PROBLEM.
Leave out the pictures and set down exactly the lines from the start of the listing through the one with "size=25, family=FONT, weight=600)", both included.

AVAILABLE DATA.

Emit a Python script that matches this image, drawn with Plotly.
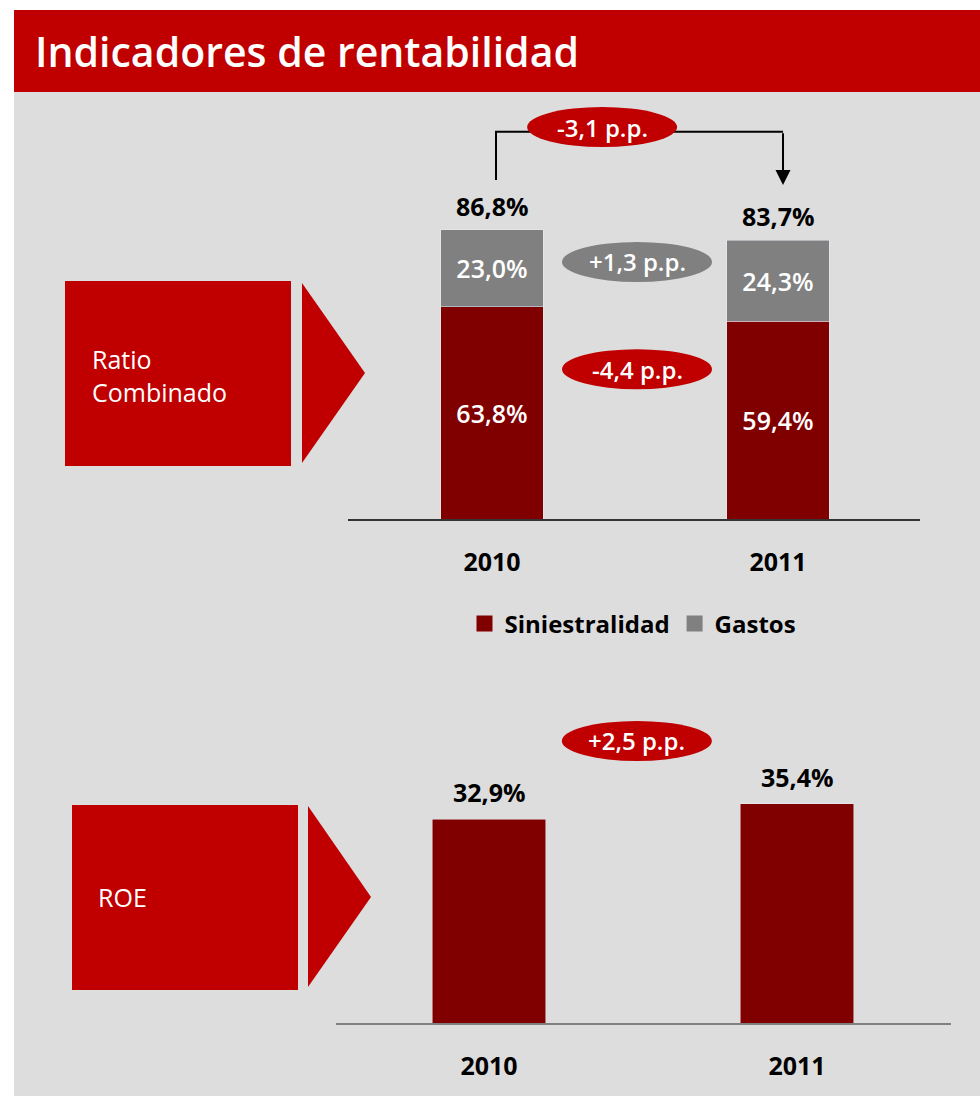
import plotly.graph_objects as go

# ---------------- data ----------------
years = ["2010", "2011"]
siniestralidad = [63.8, 59.4]
gastos = [23.0, 24.3]
roe = [32.9, 35.4]
series_names = ["Siniestralidad", "Gastos"]
title_text = "Indicadores de rentabilidad"
box_labels = ["Ratio<br>Combinado", "ROE"]

# ---------------- style ----------------
W, H = 980, 1096
RED = "#C00000"
DARK = "#800000"
GRAY = "#808080"
PANEL = "#DDDDDD"
FONT = "Open Sans"


def fmt(v, signed=False):
    s = f"{v:+.1f}" if signed else f"{v:.1f}"
    return s.replace(".", ",")


def px(x):
    return x / W


def py(y):
    return 1 - y / H


combined = [a + b for a, b in zip(siniestralidad, gastos)]
d_comb = combined[1] - combined[0]
d_gas = gastos[1] - gastos[0]
d_sin = siniestralidad[1] - siniestralidad[0]
d_roe = roe[1] - roe[0]

fig = go.Figure()

inner_font = dict(color="white", size=25, family=FONT, weight=600)

fig.add_bar(x=years, y=siniestralidad, name=series_names[0], marker_color=DARK,
            width=0.357, text=[fmt(v) + "%" for v in siniestralidad],
            textposition="inside", insidetextanchor="middle", textangle=0,
            textfont=inner_font, xaxis="x", yaxis="y", showlegend=False,
            hoverinfo="skip")
fig.add_bar(x=years, y=gastos, name=series_names[1], marker_color=GRAY,
            width=0.357, text=[fmt(v) + "%" for v in gastos],
            textposition="inside", insidetextanchor="middle", textangle=0,
            textfont=inner_font, xaxis="x", yaxis="y", showlegend=False,
            hoverinfo="skip")
fig.add_bar(x=years, y=roe, name="ROE", marker_color=DARK, width=0.37,
            xaxis="x2", yaxis="y2", showlegend=False, hoverinfo="skip")

# legend entries (square markers)
for nm, col in zip(series_names, [DARK, GRAY]):
    fig.add_scatter(x=[None], y=[None], mode="markers", name=nm,
                    marker=dict(symbol="square", size=16, color=col),
                    xaxis="x", yaxis="y", hoverinfo="skip")

shapes = [
    # panel + header
    dict(type="rect", xref="paper", yref="paper", x0=px(14), x1=1, y0=0, y1=py(92),
         fillcolor=PANEL, line_width=0, layer="below"),
    dict(type="rect", xref="paper", yref="paper", x0=px(14), x1=1, y0=py(92), y1=py(10),
         fillcolor=RED, line_width=0, layer="below"),
    # left boxes
    dict(type="rect", xref="paper", yref="paper", x0=px(65), x1=px(291), y0=py(466), y1=py(281),
         fillcolor=RED, line_width=0),
    dict(type="path", xref="paper", yref="paper",
         path=f"M{px(302)},{py(283)} L{px(365)},{py(373)} L{px(302)},{py(463)} Z",
         fillcolor=RED, line_width=0),
    dict(type="rect", xref="paper", yref="paper", x0=px(72), x1=px(298), y0=py(990), y1=py(805),
         fillcolor=RED, line_width=0),
    dict(type="path", xref="paper", yref="paper",
         path=f"M{px(308)},{py(806)} L{px(371)},{py(897)} L{px(308)},{py(987)} Z",
         fillcolor=RED, line_width=0),
]

# bracket between totals (data coordinates of axis 1)
xl, xr, ytop = 0.014, 1.0175, 116.3
shapes.append(dict(type="path", xref="x", yref="y",
                   path=f"M{xl},{combined[0] + 15} L{xl},{ytop} L{xr},{ytop}",
                   line=dict(color="black", width=2)))

# badges (ellipses)
badges = [
    ("x", "y", 0.385, 117.7, RED, fmt(d_comb) + " p.p."),
    ("x", "y", 0.507, 77.2, GRAY, fmt(d_gas, True) + " p.p."),
    ("x", "y", 0.507, 45.0, RED, fmt(d_sin) + " p.p."),
    ("x2", "y2", 0.48, 45.5, RED, fmt(d_roe, True) + " p.p."),
]
annotations = []
for xr_, yr_, xa, ya, col, txt in badges:
    shapes.append(dict(type="circle", xref=xr_, yref=yr_, xsizemode="pixel",
                       ysizemode="pixel", xanchor=xa, yanchor=ya, x0=-75, x1=75,
                       y0=-20, y1=20, fillcolor=col, line_width=0))
    annotations.append(dict(x=xa, y=ya, xref=xr_, yref=yr_, text=txt, showarrow=False,
                            font=dict(color="white", size=24, family=FONT, weight=600)))

# arrow down to 2011 total
annotations.append(dict(x=xr, y=combined[1] + 16.6, xref="x", yref="y", ax=xr, ay=ytop,
                        axref="x", ayref="y", text="", showarrow=True, arrowhead=2,
                        arrowsize=1.5, arrowwidth=2, arrowcolor="black", standoff=0))

# totals
lab_font = dict(color="black", size=25, family=FONT, weight="bold")
for i, v in enumerate(combined):
    annotations.append(dict(x=i, y=v, xref="x", yref="y", text=fmt(v) + "%",
                            showarrow=False, yanchor="bottom", yshift=5, font=lab_font))
for i, v in enumerate(roe):
    annotations.append(dict(x=i, y=v, xref="x2", yref="y2", text=fmt(v) + "%",
                            showarrow=False, yanchor="bottom", yshift=8, font=lab_font))

# title and box labels
annotations.append(dict(x=px(33), y=py(51), xref="paper", yref="paper", text=title_text,
                        showarrow=False, xanchor="left", yanchor="middle",
                        font=dict(color="white", size=41, family=FONT, weight=600)))
annotations.append(dict(x=px(90), y=py(375), xref="paper", yref="paper", text=box_labels[0],
                        showarrow=False, xanchor="left", yanchor="middle", align="left",
                        font=dict(color="white", size=25, family=FONT)))
annotations.append(dict(x=px(96), y=py(897), xref="paper", yref="paper", text=box_labels[1],
                        showarrow=False, xanchor="left", yanchor="middle", align="left",
                        font=dict(color="white", size=25, family=FONT)))

tick_font = dict(color="black", size=25, family=FONT, weight="bold")
fig.update_layout(
    width=W, height=H, margin=dict(l=0, r=0, t=0, b=0),
    paper_bgcolor="white", plot_bgcolor="rgba(0,0,0,0)",
    barmode="stack", showlegend=True,
    font=dict(family=FONT),
    legend=dict(orientation="h", x=px(633), y=py(624), xanchor="center", yanchor="middle",
                traceorder="normal",
                font=dict(color="black", size=24, family=FONT, weight="bold"),
                bgcolor="rgba(0,0,0,0)", itemclick=False, itemdoubleclick=False),
    xaxis=dict(domain=[px(348), px(920)], range=[-0.5035, 1.4965], type="category",
               anchor="y", showline=True, linecolor="#333333", linewidth=1.5,
               showgrid=False, zeroline=False, ticks="", tickfont=tick_font,
               ticklabelstandoff=20, fixedrange=True),
    yaxis=dict(domain=[py(519), py(100)], range=[0, 419 / 3.33], visible=False,
               fixedrange=True),
    xaxis2=dict(domain=[px(336), px(951)], range=[-0.4968, 1.5], type="category",
                anchor="y2", showline=True, linecolor="#7F7F7F", linewidth=2,
                showgrid=False, zeroline=False, ticks="", tickfont=tick_font,
                ticklabelstandoff=20, fixedrange=True),
    yaxis2=dict(domain=[py(1023), py(700)], range=[0, 323 / 6.2], visible=False,
                fixedrange=True),
    shapes=shapes, annotations=annotations,
)

fig.write_html("out.html", config={"displayModeBar": False},
               post_script="document.body.style.margin='0';")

RESPONSE BELOW.
Emit a Python script that matches this image, drawn with Plotly.
import plotly.graph_objects as go

# ---------------- data ----------------
years = ["2010", "2011"]
siniestralidad = [63.8, 59.4]
gastos = [23.0, 24.3]
roe = [32.9, 35.4]
series_names = ["Siniestralidad", "Gastos"]
title_text = "Indicadores de rentabilidad"
box_labels = ["Ratio<br>Combinado", "ROE"]

# ---------------- style ----------------
W, H = 980, 1096
RED = "#C00000"
DARK = "#800000"
GRAY = "#808080"
PANEL = "#DDDDDD"
FONT = "Open Sans"


def fmt(v, signed=False):
    s = f"{v:+.1f}" if signed else f"{v:.1f}"
    return s.replace(".", ",")


def px(x):
    return x / W


def py(y):
    return 1 - y / H


combined = [a + b for a, b in zip(siniestralidad, gastos)]
d_comb = combined[1] - combined[0]
d_gas = gastos[1] - gastos[0]
d_sin = siniestralidad[1] - siniestralidad[0]
d_roe = roe[1] - roe[0]

fig = go.Figure()

inner_font = dict(color="white", size=25, family=FONT, weight=600)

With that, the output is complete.